Collected material start

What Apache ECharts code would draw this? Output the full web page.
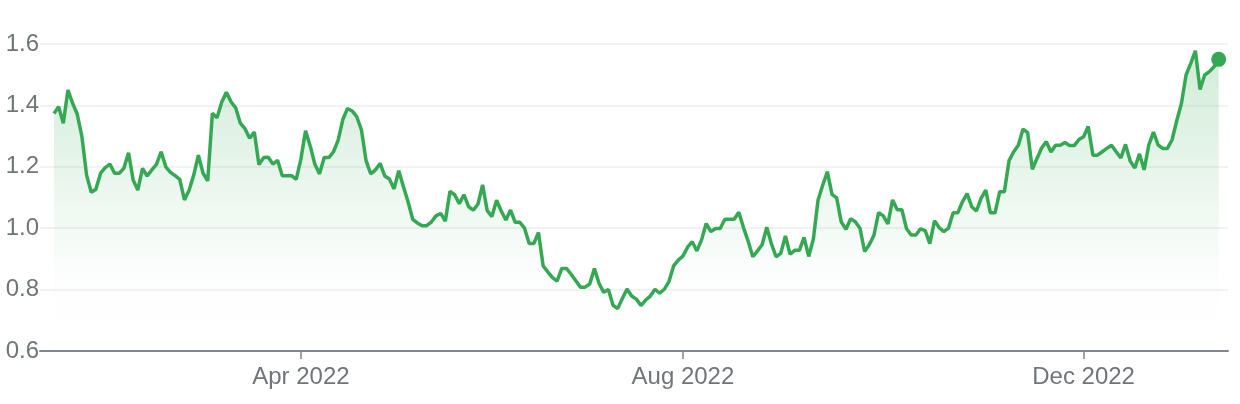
<!DOCTYPE html>
<html>
<head>
<meta charset="utf-8">
<script src="https://cdn.jsdelivr.net/npm/echarts@6/dist/echarts.min.js"></script>
<style>
html,body{margin:0;padding:0;background:#fff;}
#chart{width:1240px;height:404px;}
</style>
</head>
<body>
<div id="chart"></div>
<script>
// Trading-day range and market holidays (used to build the category dates)
const startDate = '2022-01-14';
const holidays = ['2022-01-17','2022-02-21','2022-04-15','2022-05-30','2022-06-20','2022-07-04','2022-09-05','2022-11-24','2022-12-26','2023-01-02'];

// Closing values, one per trading day
const values = [
1.374,1.396,1.342,1.450,1.407,1.371,1.298,1.173,1.117,1.127,
1.179,1.197,1.209,1.179,1.179,1.195,1.246,1.157,1.124,1.195,
1.170,1.190,1.208,1.249,1.200,1.182,1.171,1.159,1.092,1.124,
1.173,1.238,1.179,1.154,1.374,1.360,1.410,1.443,1.412,1.392,
1.342,1.324,1.293,1.313,1.207,1.230,1.231,1.209,1.221,1.171,
1.171,1.171,1.159,1.225,1.317,1.268,1.208,1.177,1.230,1.230,
1.249,1.287,1.354,1.390,1.382,1.363,1.320,1.219,1.177,1.190,
1.211,1.170,1.160,1.128,1.187,1.136,1.086,1.029,1.017,1.008,
1.008,1.020,1.040,1.048,1.023,1.120,1.109,1.080,1.109,1.070,
1.059,1.078,1.141,1.057,1.038,1.091,1.056,1.027,1.059,1.019,
1.019,1.000,0.950,0.950,0.986,0.877,0.858,0.839,0.828,0.869,
0.869,0.850,0.829,0.808,0.808,0.818,0.869,0.820,0.791,0.800,
0.749,0.738,0.771,0.802,0.779,0.769,0.748,0.766,0.779,0.801,
0.788,0.801,0.826,0.877,0.896,0.909,0.938,0.956,0.926,0.962,
1.015,0.989,0.999,0.999,1.029,1.029,1.029,1.052,1.002,0.958,
0.907,0.926,0.946,1.003,0.949,0.907,0.918,0.975,0.915,0.928,
0.928,0.970,0.908,0.965,1.091,1.140,1.184,1.110,1.099,1.020,
0.996,1.031,1.021,1.000,0.924,0.946,0.977,1.051,1.040,1.014,
1.092,1.060,1.060,0.998,0.978,0.978,0.998,0.992,0.950,1.024,
1.002,0.989,1.000,1.050,1.050,1.086,1.113,1.070,1.056,1.097,
1.124,1.050,1.050,1.119,1.119,1.220,1.249,1.270,1.323,1.311,
1.192,1.227,1.261,1.282,1.248,1.270,1.270,1.279,1.269,1.269,
1.289,1.298,1.331,1.238,1.238,1.249,1.260,1.270,1.249,1.229,
1.273,1.219,1.196,1.242,1.190,1.271,1.313,1.271,1.260,1.260,
1.288,1.350,1.406,1.499,1.537,1.578,1.452,1.499,1.510,1.526,
1.550
];

// Tick labels on the x axis (first trading day of these months)
const xTickMonths = ['2022-04','2022-08','2022-12'];
const yTicks = [0.6, 0.8, 1.0, 1.2, 1.4, 1.6];

// Build trading dates
function buildDates(start, n, hol) {
  const out = [];
  const d = new Date(start + 'T00:00:00Z');
  while (out.length < n) {
    const day = d.getUTCDay();
    const s = d.toISOString().slice(0, 10);
    if (day !== 0 && day !== 6 && hol.indexOf(s) < 0) out.push(s);
    d.setUTCDate(d.getUTCDate() + 1);
  }
  return out;
}
const dates = buildDates(startDate, values.length, holidays);
const monthNames = ['Jan','Feb','Mar','Apr','May','Jun','Jul','Aug','Sep','Oct','Nov','Dec'];
const tickIdx = xTickMonths.map(m => dates.findIndex(s => s.slice(0, 7) === m));
const seriesData = values.map((v, i) => [i, v]);
const lastIdx = values.length - 1;

const chart = echarts.init(document.getElementById('chart'), null, {renderer: 'canvas'});
const labelColor = '#70757a';
const fontFam = '"Liberation Sans", Arial, sans-serif';
chart.setOption({
  animation: false,
  backgroundColor: '#ffffff',
  grid: {left: 40, right: 12, top: 44, bottom: 53, containLabel: false},
  xAxis: {
    type: 'value',
    min: -3,
    max: lastIdx + 2,
    splitLine: {show: false},
    axisLine: {show: true, lineStyle: {color: '#80868b', width: 2}},
    axisTick: {show: true, customValues: tickIdx, length: 8, lineStyle: {color: '#80868b', width: 1.5}},
    axisLabel: {
      show: true,
      customValues: tickIdx,
      margin: 14,
      color: labelColor,
      fontSize: 24,
      fontFamily: fontFam,
      formatter: function (v) {
        const s = dates[Math.round(v)];
        if (!s) return '';
        return monthNames[parseInt(s.slice(5, 7), 10) - 1] + ' ' + s.slice(0, 4);
      }
    }
  },
  yAxis: {
    type: 'value',
    min: yTicks[0],
    max: yTicks[yTicks.length - 1],
    interval: 0.2,
    axisLine: {show: false},
    axisTick: {show: false},
    splitLine: {show: true, lineStyle: {color: '#f2f2f2', width: 2}},
    axisLabel: {
      color: labelColor,
      fontSize: 24,
      margin: 1,
      fontFamily: fontFam,
      formatter: v => v.toFixed(1)
    }
  },
  series: [{
    type: 'line',
    data: seriesData,
    showSymbol: false,
    symbol: 'none',
    lineStyle: {color: '#34a853', width: 3.5},
    itemStyle: {color: '#34a853'},
    areaStyle: {
      color: new echarts.graphic.LinearGradient(0, 0, 0, 1, [
        {offset: 0, color: 'rgba(52,168,83,0.32)'},
        {offset: 0.75, color: 'rgba(52,168,83,0.02)'},
        {offset: 1, color: 'rgba(52,168,83,0)'}
      ])
    },
    markPoint: {
      symbol: 'circle',
      symbolSize: 15,
      itemStyle: {color: '#34a853'},
      label: {show: false},
      data: [{coord: seriesData[lastIdx]}]
    },
    z: 3
  }]
});
</script>
</body>
</html>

Collected material end

**Stated problem**
Skipping the pictures, transcribe each line above exactly as it appears.

**Output for this task**
What Apache ECharts code would draw this? Output the full web page.
<!DOCTYPE html>
<html>
<head>
<meta charset="utf-8">
<script src="https://cdn.jsdelivr.net/npm/echarts@6/dist/echarts.min.js"></script>
<style>
html,body{margin:0;padding:0;background:#fff;}
#chart{width:1240px;height:404px;}
</style>
</head>
<body>
<div id="chart"></div>
<script>
// Trading-day range and market holidays (used to build the category dates)
const startDate = '2022-01-14';
const holidays = ['2022-01-17','2022-02-21','2022-04-15','2022-05-30','2022-06-20','2022-07-04','2022-09-05','2022-11-24','2022-12-26','2023-01-02'];

// Closing values, one per trading day
const values = [
1.374,1.396,1.342,1.450,1.407,1.371,1.298,1.173,1.117,1.127,
1.179,1.197,1.209,1.179,1.179,1.195,1.246,1.157,1.124,1.195,
1.170,1.190,1.208,1.249,1.200,1.182,1.171,1.159,1.092,1.124,
1.173,1.238,1.179,1.154,1.374,1.360,1.410,1.443,1.412,1.392,
1.342,1.324,1.293,1.313,1.207,1.230,1.231,1.209,1.221,1.171,
1.171,1.171,1.159,1.225,1.317,1.268,1.208,1.177,1.230,1.230,
1.249,1.287,1.354,1.390,1.382,1.363,1.320,1.219,1.177,1.190,
1.211,1.170,1.160,1.128,1.187,1.136,1.086,1.029,1.017,1.008,
1.008,1.020,1.040,1.048,1.023,1.120,1.109,1.080,1.109,1.070,
1.059,1.078,1.141,1.057,1.038,1.091,1.056,1.027,1.059,1.019,
1.019,1.000,0.950,0.950,0.986,0.877,0.858,0.839,0.828,0.869,
0.869,0.850,0.829,0.808,0.808,0.818,0.869,0.820,0.791,0.800,
0.749,0.738,0.771,0.802,0.779,0.769,0.748,0.766,0.779,0.801,
0.788,0.801,0.826,0.877,0.896,0.909,0.938,0.956,0.926,0.962,
1.015,0.989,0.999,0.999,1.029,1.029,1.029,1.052,1.002,0.958,
0.907,0.926,0.946,1.003,0.949,0.907,0.918,0.975,0.915,0.928,
0.928,0.970,0.908,0.965,1.091,1.140,1.184,1.110,1.099,1.020,
0.996,1.031,1.021,1.000,0.924,0.946,0.977,1.051,1.040,1.014,
1.092,1.060,1.060,0.998,0.978,0.978,0.998,0.992,0.950,1.024,
1.002,0.989,1.000,1.050,1.050,1.086,1.113,1.070,1.056,1.097,
1.124,1.050,1.050,1.119,1.119,1.220,1.249,1.270,1.323,1.311,
1.192,1.227,1.261,1.282,1.248,1.270,1.270,1.279,1.269,1.269,
1.289,1.298,1.331,1.238,1.238,1.249,1.260,1.270,1.249,1.229,
1.273,1.219,1.196,1.242,1.190,1.271,1.313,1.271,1.260,1.260,
1.288,1.350,1.406,1.499,1.537,1.578,1.452,1.499,1.510,1.526,
1.550
];

// Tick labels on the x axis (first trading day of these months)
const xTickMonths = ['2022-04','2022-08','2022-12'];
const yTicks = [0.6, 0.8, 1.0, 1.2, 1.4, 1.6];

// Build trading dates
function buildDates(start, n, hol) {
  const out = [];
  const d = new Date(start + 'T00:00:00Z');
  while (out.length < n) {
    const day = d.getUTCDay();
    const s = d.toISOString().slice(0, 10);
    if (day !== 0 && day !== 6 && hol.indexOf(s) < 0) out.push(s);
    d.setUTCDate(d.getUTCDate() + 1);
  }
  return out;
}
const dates = buildDates(startDate, values.length, holidays);
const monthNames = ['Jan','Feb','Mar','Apr','May','Jun','Jul','Aug','Sep','Oct','Nov','Dec'];
const tickIdx = xTickMonths.map(m => dates.findIndex(s => s.slice(0, 7) === m));
const seriesData = values.map((v, i) => [i, v]);
const lastIdx = values.length - 1;

const chart = echarts.init(document.getElementById('chart'), null, {renderer: 'canvas'});
const labelColor = '#70757a';
const fontFam = '"Liberation Sans", Arial, sans-serif';
chart.setOption({
  animation: false,
  backgroundColor: '#ffffff',
  grid: {left: 40, right: 12, top: 44, bottom: 53, containLabel: false},
  xAxis: {
    type: 'value',
    min: -3,
    max: lastIdx + 2,
    splitLine: {show: false},
    axisLine: {show: true, lineStyle: {color: '#80868b', width: 2}},
    axisTick: {show: true, customValues: tickIdx, length: 8, lineStyle: {color: '#80868b', width: 1.5}},
    axisLabel: {
      show: true,
      customValues: tickIdx,
      margin: 14,
      color: labelColor,
      fontSize: 24,
      fontFamily: fontFam,
      formatter: function (v) {
        const s = dates[Math.round(v)];
        if (!s) return '';
        return monthNames[parseInt(s.slice(5, 7), 10) - 1] + ' ' + s.slice(0, 4);
      }
    }
  },
  yAxis: {
    type: 'value',
    min: yTicks[0],
    max: yTicks[yTicks.length - 1],
    interval: 0.2,
    axisLine: {show: false},
    axisTick: {show: false},
    splitLine: {show: true, lineStyle: {color: '#f2f2f2', width: 2}},
    axisLabel: {
      color: labelColor,
      fontSize: 24,
      margin: 1,
      fontFamily: fontFam,
      formatter: v => v.toFixed(1)
    }
  },
  series: [{
    type: 'line',
    data: seriesData,
    showSymbol: false,
    symbol: 'none',
    lineStyle: {color: '#34a853', width: 3.5},
    itemStyle: {color: '#34a853'},
    areaStyle: {
      color: new echarts.graphic.LinearGradient(0, 0, 0, 1, [
        {offset: 0, color: 'rgba(52,168,83,0.32)'},
        {offset: 0.75, color: 'rgba(52,168,83,0.02)'},
        {offset: 1, color: 'rgba(52,168,83,0)'}
      ])
    },
    markPoint: {
      symbol: 'circle',
      symbolSize: 15,
      itemStyle: {color: '#34a853'},
      label: {show: false},
      data: [{coord: seriesData[lastIdx]}]
    },
    z: 3
  }]
});
</script>
</body>
</html>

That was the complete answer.